Transportation at Petra

Answers to frequently asked questions about the Petra Back Trail

How is the best way to visit the Petra Back Trail?

If you are already staying in Petra, it is best to take a taxi to the back entrance, but don't forget to buy your ticket at the main entrance. Even if you are traveling with the Jordan Pass, you must first collect an entrance ticket at the main entrance.

How much does a visit to Petra cost?

Whether you do the Petra Back Trail or take the main entrance, the prices are the same. 50 Jordanian dinar (approximately 65 euros) for one day, 55 JD for two days, and 60 JD for three days. You can also use the so-called Jordan Pass.
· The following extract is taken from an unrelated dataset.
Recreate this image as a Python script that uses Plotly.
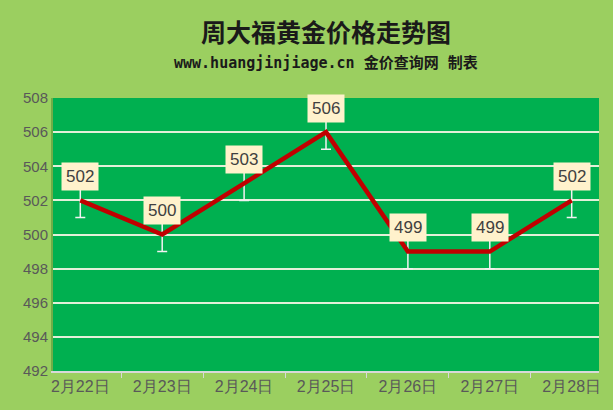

This can be purchased from 70 JD and gives you access to Petra and many other attractions in Jordan. Definitely worth it if you are staying longer in Jordan.


Note: Even if you use the Jordan Pass, you must collect an entrance ticket at the main entrance.

When is the best time to visit Petra?

Keep in mind that it can get very hot in Petra in the summer. So if you are there in the summer, it is wise to start the Petra Back Trail as early as possible. We were there in December and it was perfect hiking weather, but we also started early. This way you avoid the biggest crowds.

What should you take with you?

The walk is manageable but make sure to wear good shoes. The combination of sand and stone can make the ground slippery. You also walk along steep cliffs, so good grip is essential. Always take plenty of water and some food in case you need it. Depending on the season, it is best to wear layers of clothing. The morning can still be cool, but it warms up quickly.

At the invitation of the Jordan Tourism Board, we explored the Petra Back Trail. We compiled the content of the blog independently and objectively based on our own impressions.